Each of us is a specific individual, that one and no other, out of billions. I think each of us knows his own mystery with a knowing that precedes the origins of all knowledge. None of us ever gives it away. No one can. We envelop it with talk and hide it with deeds. Yet we always hope that somehow the others will know it is there, that a mystery in the other we cannot know will respond to a mystery in the self we cannot understand. The only full satisfaction life offers us is this sense of communion. We seek it constantly. Sometimes we find it. As we grow older we learn that it is never complete and sometimes it is entirely illusory.
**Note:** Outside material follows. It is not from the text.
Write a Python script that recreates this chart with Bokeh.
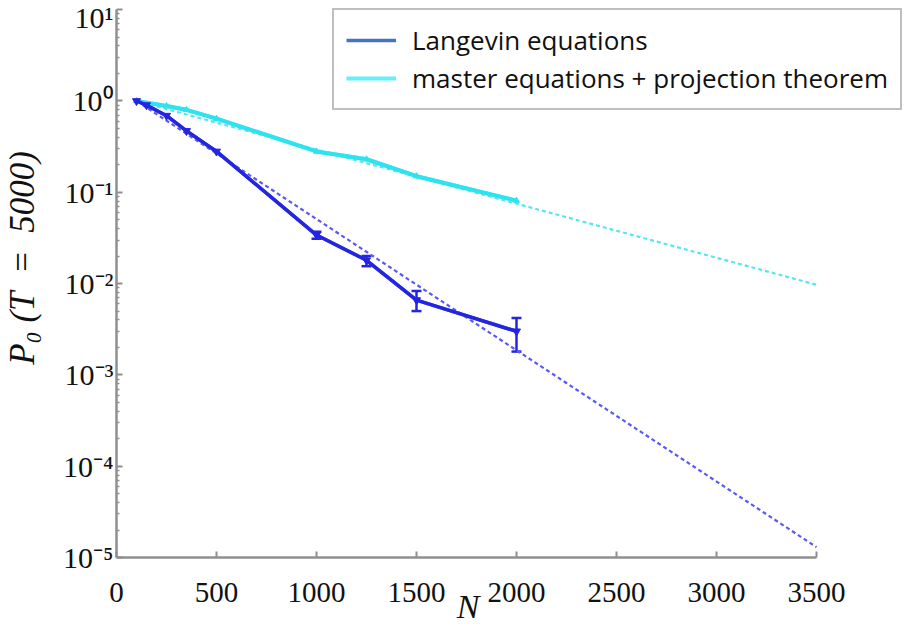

Any writer, reading over the typescript of a book for the last time before sending it off to the publisher, must wonder what all the effort was for. An autobiography is specially in need of justification to its author. It is a work of self-justification which itself needs justifying. Why have I written this book? Why have I written it the way I have? What does it mean to me? What do I hope it will mean to others? Each human being has at the final core of self a crystal from which the whole manifold of the personality develops, a secret molecular lattice which governs the unfolding of all the structures of the individuality, in time, in space, in memory, in action and contemplation. Asleep there were just these dreams and no others. Awake there were these actions only. Only these deeds came into being.
The characteristic paranoias of youth — the attribution of intention and duplicity to almost all human behavior. The young suffer terribly from the belief that the people they encounter are most of them up to something and that something has some relation to themselves. Actually, of course, most people just bobble along like apples in a stream. Usually it takes many years of experience to realize this.